ABSTRACT

Korea after the Asian financial crisis can be divided into two phases. The first phase involved drastic social and economic changes under neoliberalization, which went hand in hand with the decentralization reforms that had begun in the 1990s. Under the dismantling of the developmental state, cities were unleashed from the national urban network to global competition. Embracing neoliberal ideologies, local governments vied to competitively capture international attention and global capital, with their strategies often taking the form of urban megaprojects, as introduced in the previous chapter. This rush of competitive city development efforts that were widespread in the 2000s, however, was not to last long.
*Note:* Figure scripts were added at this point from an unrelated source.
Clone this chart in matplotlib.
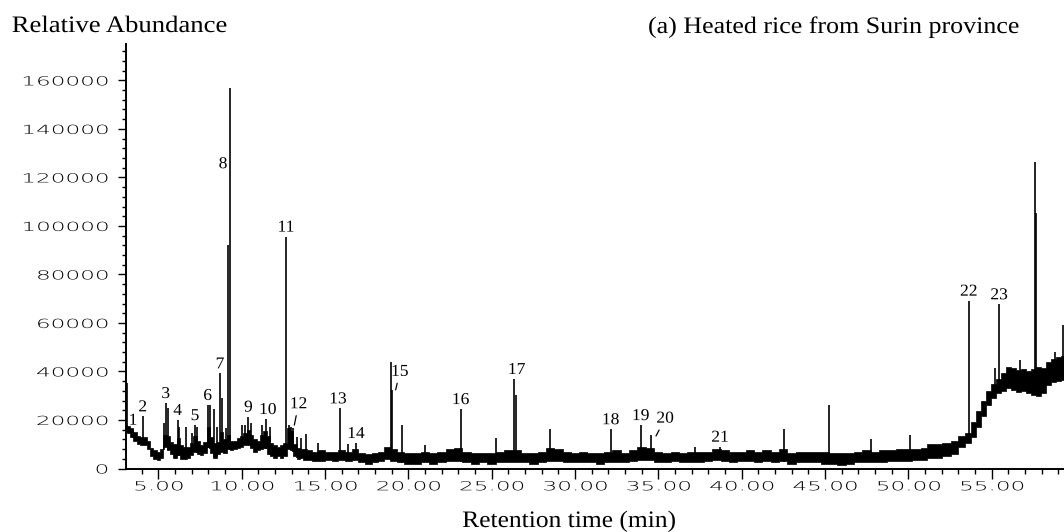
import numpy as np
import matplotlib
matplotlib.use("Agg")
import matplotlib.pyplot as plt
from matplotlib.patheffects import AbstractPathEffect
from matplotlib.ticker import FixedLocator, MultipleLocator
from matplotlib.transforms import Affine2D

# TIC baseline as a noise band: time (min), lower and upper edge of the trace
base_t = [3.06, 3.2, 3.4, 3.6, 3.8, 4.0, 4.2, 4.4, 4.6, 4.8,
          5.0, 5.2, 5.4, 5.6, 5.8, 6.0, 6.2, 6.4, 6.6, 6.8,
          7.0, 7.2, 7.4, 7.6, 7.8, 8.0, 8.2, 8.4, 8.6, 8.8,
          9.0, 9.2, 9.4, 9.6, 9.8, 10.0, 10.2, 10.4, 10.6, 10.8,
          11.0, 11.2, 11.4, 11.6, 11.8, 12.0, 12.2, 12.4, 12.6, 12.8,
          13.0, 13.2, 13.4, 13.6, 13.8, 14.0, 14.4, 14.8, 15.2, 15.6,
          16.0, 16.4, 16.8, 17.2, 17.6, 18.0, 18.4, 18.7, 19.1, 19.5,
          20.0, 20.5, 21.0, 21.5, 22.0, 22.5, 23.0, 23.5, 24.0, 24.5,
          25.0, 25.5, 26.0, 26.5, 27.0, 27.5, 28.0, 28.5, 29.0, 29.5,
          30.0, 30.5, 31.0, 31.5, 32.0, 32.5, 33.0, 33.5, 34.0, 34.5,
          35.0, 35.5, 36.0, 36.5, 37.0, 37.5, 38.0, 38.5, 39.0, 39.5,
          40.0, 40.5, 41.0, 41.5, 42.0, 42.5, 43.0, 43.5, 44.0, 44.5,
          45.0, 45.5, 46.0, 46.5, 47.0, 47.5, 48.0, 48.5, 49.0, 49.5,
          50.0, 50.5, 51.0, 51.3, 51.8, 52.3, 52.8, 53.2, 53.6, 53.9,
          54.2, 54.5, 54.8, 55.1, 55.4, 55.7, 56.0, 56.3, 56.6, 56.9,
          57.2, 57.5, 57.8, 58.1, 58.4, 58.7, 59.0, 59.35]
base_lo = [15000, 14500, 13000, 11500, 10000, 9500, 9500, 8000, 5000, 4000,
           3500, 4500, 9000, 7500, 6000, 4500, 5500, 4000, 4000, 4500,
           5500, 7000, 6000, 5500, 6500, 9000, 6500, 4500, 6000, 7000,
           6500, 8000, 7500, 8000, 8500, 9000, 9500, 9500, 8500, 7000,
           7500, 8000, 8500, 6000, 5000, 4500, 5000, 4500, 5000, 8000,
           7500, 5000, 4000, 4500, 3500, 3500, 3000, 3000, 3500, 3000,
           3500, 3000, 3500, 2500, 2000, 2500, 3000, 4000, 3000, 2500,
           2000, 2000, 2500, 2000, 2500, 3000, 3000, 2500, 2000, 2500,
           2000, 2500, 2500, 2500, 2500, 2000, 2500, 3000, 3000, 2500,
           2500, 2500, 2500, 2000, 2500, 2500, 2500, 3000, 3500, 3500,
           2500, 2500, 3000, 2500, 2500, 2500, 3000, 3500, 3000, 2500,
           3000, 3000, 2500, 3000, 2500, 3000, 2000, 2500, 2500, 2500,
           2000, 2000, 1500, 2000, 2500, 2500, 2500, 2500, 3000, 3000,
           3000, 3500, 3500, 4500, 4500, 5000, 6000, 9000, 10500, 13000,
           17000, 21500, 26000, 29000, 31000, 32000, 33000, 32500, 31500, 32000,
           31000, 30500, 30000, 31000, 34500, 35500, 36000, 36500]
base_hi = [18000, 17500, 16500, 15000, 13500, 13000, 13000, 11500, 8500, 7500,
           7000, 8000, 14000, 13500, 11000, 10000, 12500, 9500, 9000, 9000,
           10500, 13500, 11500, 9500, 11000, 17000, 13000, 10500, 11000, 15000,
           12000, 14000, 11500, 11500, 12500, 13500, 14500, 16000, 14000, 12000,
           11500, 14000, 15500, 13500, 10500, 9500, 9000, 9500, 10500, 16500,
           15500, 10000, 8500, 8000, 8000, 7500, 7000, 7500, 7000, 7000,
           7500, 7000, 8000, 6500, 6000, 6500, 7000, 9000, 8000, 7000,
           6500, 6500, 7000, 6500, 7000, 8000, 8500, 7000, 6500, 6500,
           6500, 7000, 7500, 7500, 6500, 6500, 7000, 8500, 8000, 7000,
           6500, 7000, 6500, 6500, 7000, 7500, 6500, 7500, 9000, 8500,
           7000, 6500, 7000, 6500, 7000, 7000, 7000, 8000, 7500, 7000,
           7000, 7500, 7000, 7500, 7000, 8000, 6500, 7000, 7000, 7000,
           7000, 6500, 6500, 6500, 7000, 7500, 7000, 7500, 7500, 8000,
           8000, 8000, 8500, 10000, 10000, 10500, 11500, 13500, 14500, 19000,
           23500, 28000, 32000, 35000, 37000, 39500, 42000, 41500, 40500, 41000,
           40000, 41000, 42000, 41500, 44000, 45000, 46000, 46500]

# numbered compounds: retention time (min) and peak height
peak_no = list(range(1, 24))
peak_t = [3.48, 4.06, 5.44, 6.16, 7.20, 7.96, 8.70, 9.30, 10.40, 11.44,
          12.66, 12.82, 15.90, 16.86, 18.94, 23.14, 26.36, 32.14, 33.94, 34.54,
          38.70, 53.62, 55.44]
peak_h = [16000, 21500, 27000, 20000, 17900, 26200, 39200, 156800, 21400, 20400,
          95600, 17900, 24800, 10500, 43800, 24500, 36900, 16200, 17900, 13800,
          9000, 69200, 67700]

# unnumbered spikes on the trace
spike_t = [3.10, 5.34, 5.56, 6.24, 6.66, 7.04, 7.30, 8.08, 8.36, 8.50,
           8.80, 9.06, 9.18, 10.00, 10.20, 10.56, 11.24, 11.70, 12.94, 13.06,
           13.30, 13.56, 13.84, 14.60, 16.40, 19.00, 19.64, 21.02, 25.26, 26.46,
           28.50, 37.20, 42.56, 45.24, 47.74, 50.10, 55.20, 56.70, 57.62, 57.68,
           58.80, 59.30]
spike_h = [35200, 18600, 24800, 17200, 17200, 14500, 17200, 26200, 24700, 17200,
           29000, 16500, 92200, 17900, 17900, 18600, 17900, 17200, 17200, 16500,
           13000, 12400, 14100, 10500, 10000, 32400, 17900, 9700, 12400, 30300,
           16300, 9000, 16300, 26200, 12200, 13800, 41300, 44700, 126300, 105500,
           48200, 59200]

y_ticks = [0, 20000, 40000, 60000, 80000, 100000, 120000, 140000, 160000]
x_ticks = [5, 10, 15, 20, 25, 30, 35, 40, 45, 50, 55]
x_tick_labels = ["5.00", "10.00", "15.00", "20.00", "25.00", "30.00",
                 "35.00", "40.00", "45.00", "50.00", "55.00"]


class Stretch(AbstractPathEffect):
    """Draws text wider than its font, keeping the left/right edge or centre fixed."""

    def __init__(self, sx, anchor="left"):
        super().__init__()
        self.sx = sx
        self.anchor = anchor

    def draw_path(self, renderer, gc, tpath, affine, rgbFace=None):
        xs = tpath.vertices[:, 0]
        if len(xs) == 0:
            return
        if self.anchor == "right":
            x0 = xs.max()
        elif self.anchor == "center":
            x0 = 0.5 * (xs.min() + xs.max())
        else:
            x0 = xs.min()
        wide = Affine2D().translate(-x0, 0).scale(self.sx, 1.0).translate(x0, 0)
        renderer.draw_path(gc, tpath, wide + affine, rgbFace)


serif = "Liberation Serif"

fig = plt.figure(figsize=(10.64, 5.32), dpi=100)
ax = fig.add_axes([126 / 1064, 63.5 / 532, 938 / 1064, 424.5 / 532])

# noise band of the baseline
ax.fill_between(base_t, base_lo, base_hi, step="mid", color="black",
                edgecolor="black", linewidth=0.5)

# peaks as sticks rising from the lower edge of the band
all_t = np.array(peak_t + spike_t)
all_h = np.array(peak_h + spike_h)
ax.vlines(all_t, np.interp(all_t, base_t, base_lo), all_h,
          color="black", linewidth=1.2)

# peak numbers
label_dx = {10: 1.5, 13: -1.5, 17: 1.7}
leaders = {12: (0.34, 17900, 3.0, 15.0),
           15: (0.30, 32400, 3.0, 13.0),
           20: (0.32, 13400, 6.5, 12.5)}
for n, t, h in zip(peak_no, peak_t, peak_h):
    if n == 8:
        txt = ax.annotate(str(n), xy=(t, 0.8 * h), xytext=(-5, 0),
                          textcoords="offset points", ha="center", va="center")
    elif n in leaders:
        dt, y0, dx, dy = leaders[n]
        txt = ax.annotate(str(n), xy=(t + dt, y0), xytext=(dx, dy),
                          textcoords="offset points", ha="center", va="center",
                          arrowprops=dict(arrowstyle="-", lw=0.9, color="black",
                                          shrinkA=0.5, shrinkB=0))
    else:
        txt = ax.annotate(str(n), xy=(t, h), xytext=(label_dx.get(n, 0), 3.6),
                          textcoords="offset points", ha="center", va="baseline")
    txt.set_fontfamily(serif)
    txt.set_fontsize(12)
    txt.set_path_effects([Stretch(1.05, "center")])

ax.set_xlim(3.06, 59.34)
ax.set_ylim(0, 175000)

ax.spines["top"].set_visible(False)
ax.spines["right"].set_visible(False)
ax.spines["left"].set_linewidth(1.4)
ax.spines["bottom"].set_linewidth(1.4)

ax.xaxis.set_major_locator(FixedLocator(x_ticks))
ax.set_xticklabels(x_tick_labels)
ax.xaxis.set_minor_locator(MultipleLocator(1))
ax.yaxis.set_major_locator(FixedLocator(y_ticks))
ax.set_yticklabels([str(v) for v in y_ticks])
ax.yaxis.set_minor_locator(MultipleLocator(4000))

ax.tick_params(axis="x", which="major", length=7, width=1.0, pad=1.5, labelsize=9)
ax.tick_params(axis="x", which="minor", length=3.6, width=1.0)
ax.tick_params(axis="y", which="major", length=5.8, width=1.0, pad=7, labelsize=9)
ax.tick_params(axis="y", which="minor", length=3.2, width=1.0)

fig.text(11.7 / 1064, 1 - 32 / 532, "Relative Abundance", family=serif, fontsize=17,
         ha="left", va="baseline", path_effects=[Stretch(1.13, "left")])
fig.text(648 / 1064, 1 - 33 / 532, "(a) Heated rice from Surin province", family=serif,
         fontsize=17, ha="left", va="baseline", path_effects=[Stretch(1.1, "left")])
fig.text(569 / 1064, 5 / 532, "Retention time (min)", family=serif, fontsize=17,
         ha="center", va="baseline", path_effects=[Stretch(1.08, "center")])

fig.canvas.draw()
for lab in ax.get_xticklabels():
    lab.set_fontfamily("DejaVu Sans")
    lab.set_fontweight("light")
    lab.set_path_effects([Stretch(1.85, "center")])
for lab in ax.get_yticklabels():
    lab.set_fontfamily("DejaVu Sans")
    lab.set_fontweight("light")
    lab.set_path_effects([Stretch(1.85, "right")])

fig.savefig("out.png", dpi=100)
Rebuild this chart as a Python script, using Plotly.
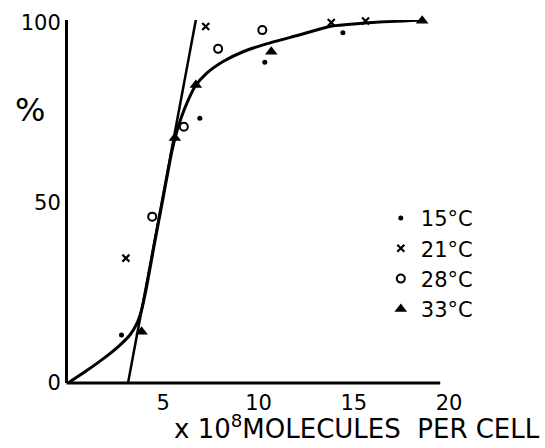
import plotly.graph_objects as go

# Data
x15 = [2.81, 6.92, 10.33, 14.43]
y15 = [13.3, 73.4, 88.9, 97.1]
x21 = [3.04, 7.23, 13.82, 15.62]
y21 = [34.6, 98.8, 99.9, 100.3]
x28 = [4.42, 6.08, 7.88, 10.2, 19.23]
y28 = [46.1, 71.0, 92.6, 97.8, 100.8]
x33 = [3.86, 5.61, 6.71, 10.67, 18.59]
y33 = [14.2, 67.9, 82.6, 91.8, 100.4]

curve_x = [0, 0.89, 1.77, 2.64, 3.25, 3.6, 3.86, 4.12, 4.5, 5.0, 5.45, 5.7, 5.96, 6.31, 6.66,
           7.27, 8.14, 9.19, 10.42, 12.17, 13.73, 16.0, 18.5]
curve_y = [0, 3.1, 6.4, 10.1, 13.3, 16.3, 20.2, 26.5, 37.5, 51.5, 64.2, 69.5, 73.8, 78.4, 82.1,
           85.8, 89.1, 91.8, 94.0, 96.5, 98.8, 99.9, 100.5]

line_x = [3.15, 6.75]
line_y = [0, 101.7]

x_ticks = [5, 10, 15, 20]
y_ticks = [0, 50, 100]

FONT = "DejaVu Sans"

fig = go.Figure()
fig.add_trace(go.Scatter(x=curve_x, y=curve_y, mode="lines",
                         line=dict(color="black", width=3, shape="spline", smoothing=0.6),
                         showlegend=False, cliponaxis=False, hoverinfo="skip"))
fig.add_trace(go.Scatter(x=line_x, y=line_y, mode="lines", line=dict(color="black", width=2.5),
                         showlegend=False, cliponaxis=False, hoverinfo="skip"))

fig.add_trace(go.Scatter(x=x15, y=y15, mode="markers", name="15°C",
                         marker=dict(symbol="circle", size=5, color="black"), cliponaxis=False))
fig.add_trace(go.Scatter(x=x21, y=y21, mode="markers", name="21°C",
                         marker=dict(symbol="x-thin", size=7, line=dict(color="black", width=2.2), color="black"),
                         cliponaxis=False))
fig.add_trace(go.Scatter(x=x28, y=y28, mode="markers", name="28°C",
                         marker=dict(symbol="circle-open", size=8, line=dict(color="black", width=2), color="black"),
                         cliponaxis=False))
fig.add_trace(go.Scatter(x=x33, y=y33, mode="markers", name="33°C",
                         marker=dict(symbol="triangle-up", size=11, color="black"), cliponaxis=False))

fig.update_layout(
    width=545, height=448,
    margin=dict(l=68, r=96, t=20, b=65),
    paper_bgcolor="white", plot_bgcolor="white",
    font=dict(family=FONT, color="black", size=21),
    xaxis=dict(range=[0, 20], tickvals=x_ticks, ticktext=[str(v) for v in x_ticks],
               showgrid=False, zeroline=False, showline=False, ticks="", ticklen=0, automargin=False,
               ticklabelstandoff=5, tickfont=dict(size=21, family=FONT)),
    yaxis=dict(range=[0, 100.6], tickvals=y_ticks, ticktext=[str(v) for v in y_ticks],
               showgrid=False, zeroline=False, showline=True, linecolor="black", linewidth=3,
               ticks="", ticklen=0, automargin=False, ticklabelstandoff=0, tickfont=dict(size=21, family=FONT)),
    legend=dict(x=0.821, y=0.51, xanchor="left", yanchor="top", bgcolor="rgba(0,0,0,0)",
                font=dict(size=21, family=FONT), itemwidth=30, tracegroupgap=0),
    shapes=[dict(type="line", xref="paper", yref="paper", x0=-0.004, x1=0.977, y0=0, y1=0,
                 line=dict(color="black", width=3))],
    annotations=[
        dict(text="x 10<sup>8</sup>MOLECULES  PER CELL", xref="paper", yref="paper", x=0.273, y=-0.121,
             xanchor="left", yanchor="middle", showarrow=False, font=dict(size=26, family=FONT)),
        dict(text="%", xref="paper", yref="paper", x=-0.0997, y=0.752, xanchor="center", yanchor="middle",
             showarrow=False, font=dict(size=32, family=FONT)),
    ],
)

fig.write_html("out.html", config={"displayModeBar": False},
               post_script="document.body.style.margin='0';document.body.style.overflow='hidden';")
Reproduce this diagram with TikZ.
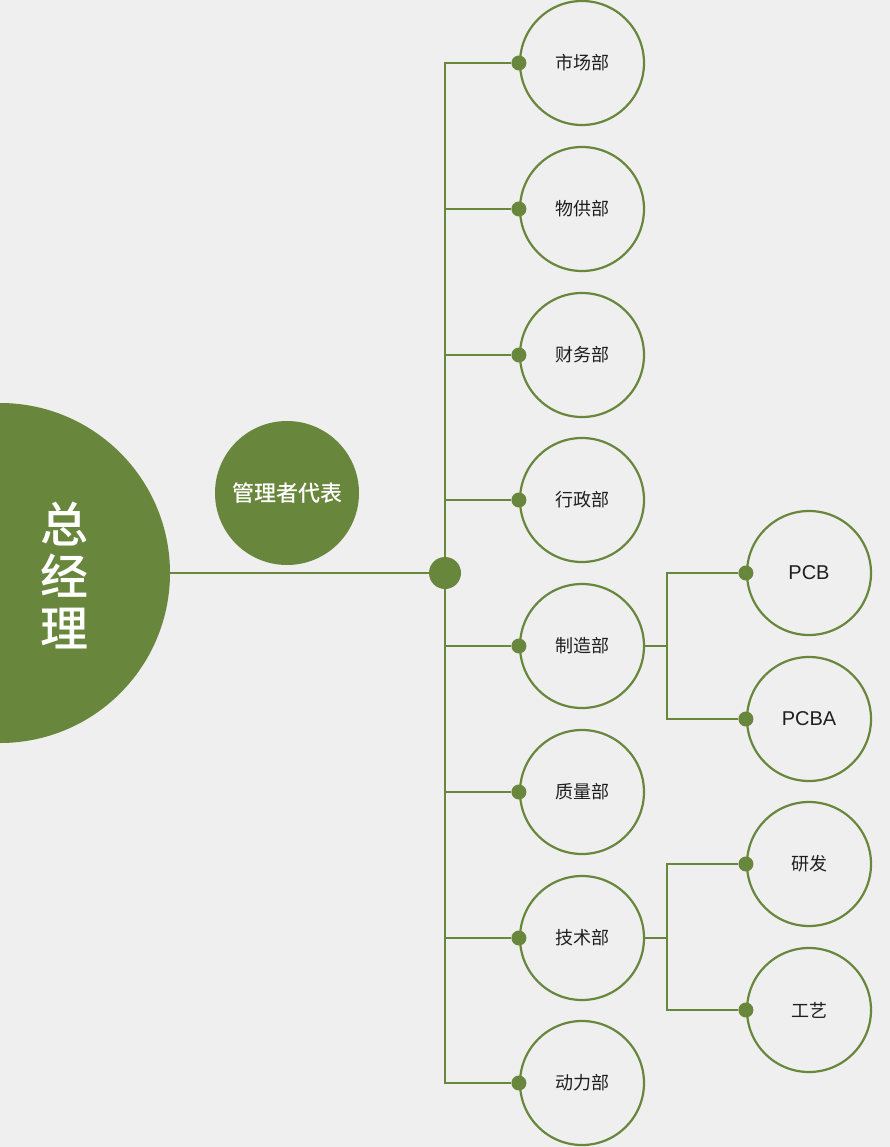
\documentclass[tikz,border=0pt]{standalone}
\usepackage{fontspec}
\setmainfont{Noto Sans CJK SC}[BoldFont = * Bold]
\newfontfamily\midfont{Noto Sans CJK SC}[UprightFont = * Medium]
\newfontfamily\latinfont{Liberation Sans}
\usepackage{tikz}
\usetikzlibrary{calc}
\definecolor{leaf}{HTML}{68873C}
\definecolor{paper}{HTML}{EFEFEF}

\begin{document}
\begin{tikzpicture}[x=1pt,y=-1pt]
\tikzset{
	big node/.style = {circle, fill = leaf, inner sep = 0, minimum size = 340},
	rep node/.style = {circle, fill = leaf, inner sep = 0, minimum size = 144,
		text = white, font = \midfont\fontsize{22}{24}\selectfont},
	hub node/.style = {circle, fill = leaf, inner sep = 0, minimum size = 32},
	dot node/.style = {circle, fill = leaf, inner sep = 0, minimum size = 15},
	dept node/.style = {circle, draw = leaf, line width = 2.2, inner sep = 0,
		minimum size = 124, text = black!88, font = \fontsize{18}{20}\selectfont},
	link/.style = {draw = leaf, line width = 2},
}

\fill[paper] (0,0) rectangle (890,1147);
\useasboundingbox (0,0) rectangle (890,1147);

\node(0)[big node] at (0,573){};
\node(gm)[text = white, align = center, font = \midfont\fontsize{48}{52}\selectfont]
	at (64,575){总\\经\\理};
\node(rep)[rep node] at (287,493){管理者代表};
\node(hub)[hub node] at (445,573){};
\draw[link] (0) -- (hub);

\foreach \name/\y [count=\i] in {市场部/63, 物供部/209, 财务部/355, 行政部/500,
	制造部/646, 质量部/792, 技术部/938, 动力部/1083}
{
	\node(d-\i)[dept node] at (582,\y){\name};
	\node(p-\i)[dot node] at (d-\i.west){};
	\draw[link] (hub) |- (p-\i);
}

\foreach \name/\y/\from [count=\i] in {{\latinfont\fontsize{20}{24}\selectfont PCB}/573/5,
	{\latinfont\fontsize{20}{24}\selectfont PCBA}/719/5, 研发/864/7, 工艺/1010/7}
{
	\node(s-\i)[dept node] at (809,\y){\name};
	\node(q-\i)[dot node] at (s-\i.west){};
	\draw[link] (d-\from.east) -- ++(22,0) |- (q-\i);
}

\end{tikzpicture}
\end{document}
Megaprojects soon lost their steam amid Korea’s recent years of growth that was slow compared to its past of rapid industrializing and urbanizing. As the country’s economy and population growth continuously spiraled downward, and especially as the rapidly worsening inequality became a notable problem in the society, the “growth-first” ideology finally began to lose its legitimacy. A demand for a society with a different development paradigm became prevalent, which has been clearly reflected in the transformations that Seoul’s governance and policies have undergone with its new progressive mayor. While this chapter explains the shifting paradigm based on the case of Seoul, other Korean cities have also been increasingly putting forward policies that they argue to be “citizen-centered” (e.g., Kim 2014; Yoo 2015). The more recent trend of aspiring to emphasize other values than growth separates the Korean society of the current decade from the first ten years of the twentieth century, which had still been very much oriented to the growth-centered paradigms. The current decade deserves to be distinguished as a second phase after the first phase of neoliberalizing Korea.